Throughout this process, it's worth remembering that progress matters more than perfection. Even consolidating two overlapping tools or fixing one critical integration can free up hours each week, providing your team with better insights.
An all-in-one platform that integrates HRIS, performance, engagement, learning, and compensation into a single system will simplify this journey, providing managers and employees with a unified workspace while reducing the administrative burden on HR.
✨ Simplify your HR tech stack with Leapsome
See how Leapsome unifies HRIS, performance, engagement, and learning in one platform that’s built for adoption.
👉 Book a demo
Frequently asked questions about HR tech stack
How do you decide between an all-in-one HR tech stack and specialist tools?
The best way to decide between consolidated and specialist HR tools is by looking at your priorities. Specialist tools offer deep functionality but require integration work, while an all-in-one HR software stack consolidates core functions in one platform, reducing manual work. For this reason, many teams prefer an integrated core platform plus specialist tools for payroll and recruiting.

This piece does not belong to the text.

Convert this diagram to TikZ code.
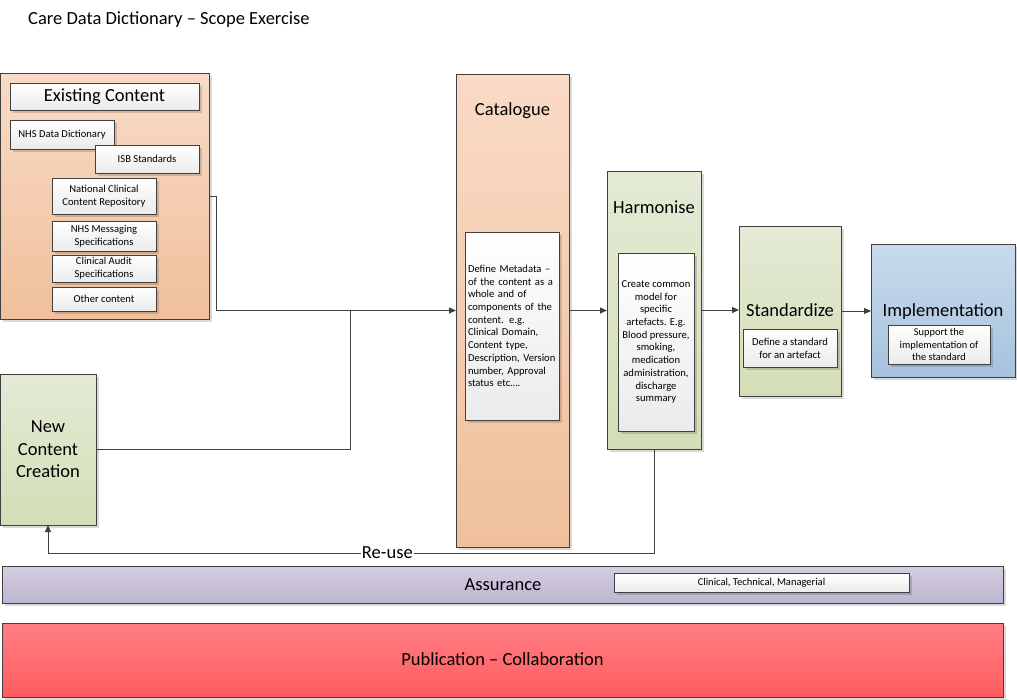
\documentclass[tikz,border=0pt]{standalone}
\usepackage{fontspec}
\setmainfont{Carlito}
\usetikzlibrary{arrows.meta,shadows}
\definecolor{edge}{HTML}{404040}
\definecolor{orT}{HTML}{F9DAC6}
\definecolor{orB}{HTML}{F0C09B}
\definecolor{grT}{HTML}{E4EAD6}
\definecolor{grB}{HTML}{D3DEB6}
\definecolor{blT}{HTML}{C8DBEC}
\definecolor{blB}{HTML}{A7C2DE}
\definecolor{puT}{HTML}{D4CDE2}
\definecolor{puB}{HTML}{BCB5D0}
\definecolor{rdT}{HTML}{FF7E82}
\definecolor{rdB}{HTML}{FF5C60}
\definecolor{whB}{HTML}{EBEBEB}
\tikzset{
  panel/.style={draw=edge, line width=0.9pt, inner sep=0pt, outer sep=0pt, anchor=north west,
    drop shadow={shadow xshift=2.5pt, shadow yshift=-2.5pt, fill=black, opacity=0.15}},
  orangep/.style={panel, top color=orT, bottom color=orB},
  greenp/.style={panel, top color=grT, bottom color=grB},
  bluep/.style={panel, top color=blT, bottom color=blB},
  purplep/.style={panel, top color=puT, bottom color=puB},
  redp/.style={panel, top color=rdT, bottom color=rdB},
  card/.style={panel, top color=white, bottom color=whB, line width=0.7pt, align=center,
    font=\fontsize{10.6}{13}\selectfont},
  bigfont/.style={font=\fontsize{18.5}{22.5}\selectfont, text height=1.06em, text depth=0em},
  big/.style={bigfont, inner sep=0pt},
  link/.style={draw=edge, line width=0.9pt},
  arr/.style={link, -{Triangle[length=7pt,width=6pt]}},
}
\begin{document}
\begin{tikzpicture}[x=1pt,y=-1pt]
\useasboundingbox (0,0) rectangle (1017,699);
% title
\node[big, anchor=west] (title) at (28,19) {Care Data Dictionary – Scope Exercise};
% existing content
\node[orangep, minimum width=209pt, minimum height=246pt] (exist) at (0,73) {};
\node[card, minimum width=189pt, minimum height=27pt, bigfont] (exhead) at (10,83) {Existing Content};
\node[card, minimum width=104pt, minimum height=29pt] (nhsdd) at (10,120) {NHS Data Dictionary};
\node[card, minimum width=104pt, minimum height=28pt] (isb) at (95,145) {ISB Standards};
\node[card, minimum width=104pt, minimum height=36pt] (nccr) at (52,178) {National Clinical\\Content Repository};
\node[card, minimum width=104pt, minimum height=30pt] (msg) at (52,221) {NHS Messaging\\Specifications};
\node[card, minimum width=104pt, minimum height=27pt] (audit) at (52,255) {Clinical Audit\\Specifications};
\node[card, minimum width=104pt, minimum height=24pt] (other) at (52,287) {Other content};
% new content
\node[greenp, minimum width=96pt, minimum height=151pt, align=center, font=\fontsize{18.5}{22.5}\selectfont] (new) at (0,374) {New\\Content\\Creation};
% catalogue
\node[orangep, minimum width=113pt, minimum height=473pt] (cat) at (456,74) {};
\node[big] (cathead) at (512.5,110) {Catalogue};
\node[card, minimum width=94pt, minimum height=188pt, align=left, text width=88pt, inner sep=3pt,
  font=\fontsize{10.6}{12.7}\selectfont] (catbox) at (465,232)
  {Define Metadata –\\of the content as a\\whole and of\\components of the\\content. e.g.\\Clinical Domain,\\Content type,\\Description, Version\\number, Approval\\status etc….};
% harmonise
\node[greenp, minimum width=94pt, minimum height=278pt] (harm) at (607,171) {};
\node[big] (harmhead) at (654,208) {Harmonise};
\node[card, minimum width=76pt, minimum height=178pt, font=\fontsize{10.6}{12.7}\selectfont] (harmbox) at (618,253)
  {Create common\\model for\\specific\\artefacts. E.g.\\Blood pressure,\\smoking,\\medication\\administration,\\discharge\\summary};
% standardize
\node[greenp, minimum width=102pt, minimum height=170pt] (std) at (739,226) {};
\node[big] (stdhead) at (790,311) {Standardize};
\node[card, minimum width=94pt, minimum height=38pt] (stdbox) at (743,329) {Define a standard\\for an artefact};
% implementation
\node[bluep, minimum width=144pt, minimum height=133pt] (impl) at (871,244) {};
\node[big] (implhead) at (943,311) {Implementation};
\node[card, minimum width=102pt, minimum height=39pt, font=\fontsize{10.4}{12.5}\selectfont] (implbox) at (888,325) {Support the\\implementation of\\the standard};
% assurance & publication
\node[purplep, minimum width=1001pt, minimum height=37pt] (assur) at (2,566) {};
\node[big] (assurtxt) at (503,585) {Assurance};
\node[card, minimum width=295pt, minimum height=19pt, font=\fontsize{10.5}{12}\selectfont] (assurbox) at (614,573) {Clinical, Technical, Managerial};
\node[redp, minimum width=1001pt, minimum height=74pt, bigfont] (pub) at (2,623) {Publication – Collaboration};
% connectors
\coordinate (join) at (350,311);
\draw[arr] (exist.east) -- ++(7,0) |- (cat.west);
\draw[link] (new.east) -| (join);
\draw[arr] (cat.east) -- (cat.east -| harm.west);
\draw[arr] (harm.east) -- (harm.east -| std.west);
\draw[arr] (std.east) -- (std.east -| impl.west);
\draw[arr] (harm.south) |- node[pos=0.72, fill=white, inner sep=1pt, bigfont] (reuse) {Re-use} (new.south |- 0,553) -- (new.south);
\end{tikzpicture}
\end{document}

How can an HR tech stack support performance management and employee engagement?
Your HR tech stack can link engagement scores to performance data and help spot patterns. When your performance management tool and employee engagement platform connect, managers see goals, feedback, and survey responses in one view during reviews, which makes conversations more informed and helps you use engagement insights to shape development plans.
How does an HR tech stack improve HR process automation and reduce manual work?
HR process automation eliminates repetitive tasks like sending reminders, routing approvals, and syncing employee data. When your stack connects properly, changes in your HRIS automatically update performance reviews, compensation planning, and engagement surveys. Data-driven HR becomes realistic when you're not spending hours reconciling spreadsheets, freeing your team for more valuable, strategic work.